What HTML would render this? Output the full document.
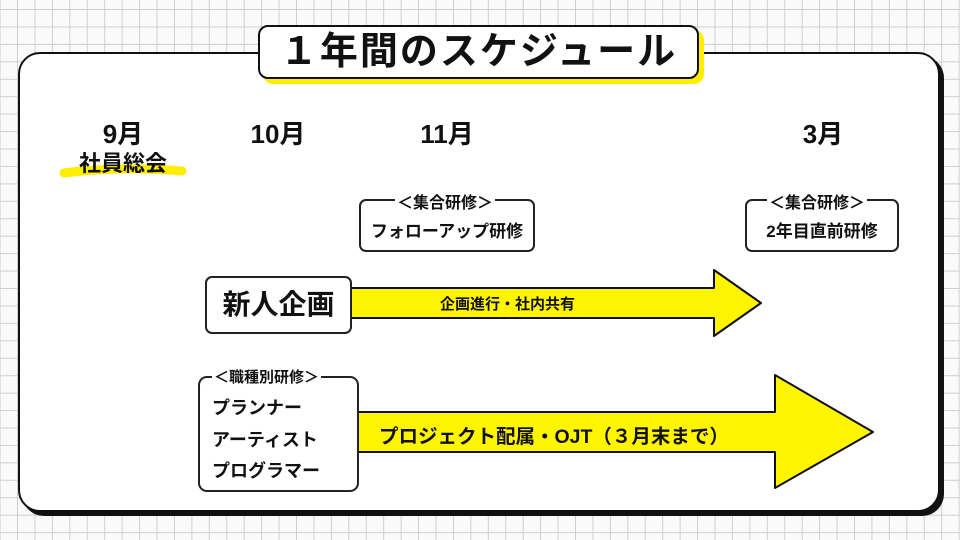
<!DOCTYPE html>
<html><head><meta charset="utf-8"><style>
body{margin:0;width:960px;height:540px;overflow:hidden;position:relative;font-family:"Liberation Sans","Noto Sans CJK JP",sans-serif;color:#111;
background-color:#fafafa;
background-image:linear-gradient(to right,#cfcfcf 1px,transparent 1px),linear-gradient(to bottom,#cfcfcf 1px,transparent 1px);
background-size:17.45px 17.45px;background-position:17px 9px;}
.abs{position:absolute}
.panel{left:18px;top:52px;width:918px;height:456px;border:2.5px solid #111;border-radius:22px;background:#fff;box-shadow:4px 4px 0 #111}
.title{left:258px;top:25px;width:437px;height:50px;border:2px solid #111;border-radius:10px;background:#fff;box-shadow:5px 5px 0 #ffee00;text-align:center;font-size:38px;font-weight:bold;line-height:50px;letter-spacing:2px}
.m{font-size:26px;font-weight:bold;text-align:center;width:120px;top:114px}
.box{border:2px solid #222;border-radius:7px;background:#fff}
.lbl{font-size:16px;font-weight:bold;background:#fff;padding:0 2px;white-space:nowrap}
</style></head><body>
<div class="abs panel"></div>
<div class="abs title">１年間のスケジュール</div>

<div class="abs m" style="left:63px">9月</div>
<div class="abs m" style="left:218px">10月</div>
<div class="abs m" style="left:387px">11月</div>
<div class="abs m" style="left:763px">3月</div>
<svg class="abs" style="left:0;top:0" width="960" height="540">
<path d="M64 173 Q120 166 182 171" stroke="#ffee00" stroke-width="9" stroke-linecap="round" fill="none"/>
<polygon points="350,288 714,288 714,270 761,303 714,336 714,318 350,318" fill="#fff500" stroke="#111" stroke-width="2" stroke-linejoin="round"/>
<polygon points="356,412 775,412 775,375 873,432 775,488 775,452 356,452" fill="#fff500" stroke="#111" stroke-width="2" stroke-linejoin="round"/>
</svg>
<div class="abs" style="left:63px;top:146px;width:120px;text-align:center;font-size:22px;font-weight:bold">社員総会</div>

<div class="abs box" style="left:359px;top:199px;width:172px;height:49px"></div>
<div class="abs lbl" style="left:395px;top:189px">＜集合研修＞</div>
<div class="abs" style="left:359px;top:217px;width:176px;text-align:center;font-size:17px;font-weight:bold">フォローアップ研修</div>

<div class="abs box" style="left:745px;top:199px;width:150px;height:49px"></div>
<div class="abs lbl" style="left:767px;top:189px">＜集合研修＞</div>
<div class="abs" style="left:745px;top:217px;width:154px;text-align:center;font-size:17px;font-weight:bold">2年目直前研修</div>

<div class="abs box" style="left:205px;top:276px;width:143px;height:54px;font-size:28px;font-weight:bold;text-align:center;line-height:54px">新人企画</div>
<div class="abs" style="left:440px;top:293px;font-size:15px;font-weight:bold">企画進行・社内共有</div>

<div class="abs box" style="left:198px;top:376px;width:157px;height:112px;border-radius:9px"></div>
<div class="abs lbl" style="left:212px;top:366px;font-size:15px">＜職種別研修＞</div>
<div class="abs" style="left:212px;top:393px;font-size:18px;font-weight:bold;line-height:31.5px">プランナー<br>アーティスト<br>プログラマー</div>
<div class="abs" style="left:379px;top:420px;font-size:19.5px;font-weight:bold;white-space:nowrap">プロジェクト配属・OJT（３月末まで）</div>
</body></html>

===

PROBLEM DESCRIPTION => Each line of the data is to be duplicated exactly; pictures stay out of the copy.

ANSWER FOR THE TASK =>
What HTML would render this? Output the full document.
<!DOCTYPE html>
<html><head><meta charset="utf-8"><style>
body{margin:0;width:960px;height:540px;overflow:hidden;position:relative;font-family:"Liberation Sans","Noto Sans CJK JP",sans-serif;color:#111;
background-color:#fafafa;
background-image:linear-gradient(to right,#cfcfcf 1px,transparent 1px),linear-gradient(to bottom,#cfcfcf 1px,transparent 1px);
background-size:17.45px 17.45px;background-position:17px 9px;}
.abs{position:absolute}
.panel{left:18px;top:52px;width:918px;height:456px;border:2.5px solid #111;border-radius:22px;background:#fff;box-shadow:4px 4px 0 #111}
.title{left:258px;top:25px;width:437px;height:50px;border:2px solid #111;border-radius:10px;background:#fff;box-shadow:5px 5px 0 #ffee00;text-align:center;font-size:38px;font-weight:bold;line-height:50px;letter-spacing:2px}
.m{font-size:26px;font-weight:bold;text-align:center;width:120px;top:114px}
.box{border:2px solid #222;border-radius:7px;background:#fff}
.lbl{font-size:16px;font-weight:bold;background:#fff;padding:0 2px;white-space:nowrap}
</style></head><body>
<div class="abs panel"></div>
<div class="abs title">１年間のスケジュール</div>

<div class="abs m" style="left:63px">9月</div>
<div class="abs m" style="left:218px">10月</div>
<div class="abs m" style="left:387px">11月</div>
<div class="abs m" style="left:763px">3月</div>
<svg class="abs" style="left:0;top:0" width="960" height="540">
<path d="M64 173 Q120 166 182 171" stroke="#ffee00" stroke-width="9" stroke-linecap="round" fill="none"/>
<polygon points="350,288 714,288 714,270 761,303 714,336 714,318 350,318" fill="#fff500" stroke="#111" stroke-width="2" stroke-linejoin="round"/>
<polygon points="356,412 775,412 775,375 873,432 775,488 775,452 356,452" fill="#fff500" stroke="#111" stroke-width="2" stroke-linejoin="round"/>
</svg>
<div class="abs" style="left:63px;top:146px;width:120px;text-align:center;font-size:22px;font-weight:bold">社員総会</div>

<div class="abs box" style="left:359px;top:199px;width:172px;height:49px"></div>
<div class="abs lbl" style="left:395px;top:189px">＜集合研修＞</div>
<div class="abs" style="left:359px;top:217px;width:176px;text-align:center;font-size:17px;font-weight:bold">フォローアップ研修</div>

<div class="abs box" style="left:745px;top:199px;width:150px;height:49px"></div>
<div class="abs lbl" style="left:767px;top:189px">＜集合研修＞</div>
<div class="abs" style="left:745px;top:217px;width:154px;text-align:center;font-size:17px;font-weight:bold">2年目直前研修</div>

<div class="abs box" style="left:205px;top:276px;width:143px;height:54px;font-size:28px;font-weight:bold;text-align:center;line-height:54px">新人企画</div>
<div class="abs" style="left:440px;top:293px;font-size:15px;font-weight:bold">企画進行・社内共有</div>

<div class="abs box" style="left:198px;top:376px;width:157px;height:112px;border-radius:9px"></div>
<div class="abs lbl" style="left:212px;top:366px;font-size:15px">＜職種別研修＞</div>
<div class="abs" style="left:212px;top:393px;font-size:18px;font-weight:bold;line-height:31.5px">プランナー<br>アーティスト<br>プログラマー</div>
<div class="abs" style="left:379px;top:420px;font-size:19.5px;font-weight:bold;white-space:nowrap">プロジェクト配属・OJT（３月末まで）</div>
</body></html>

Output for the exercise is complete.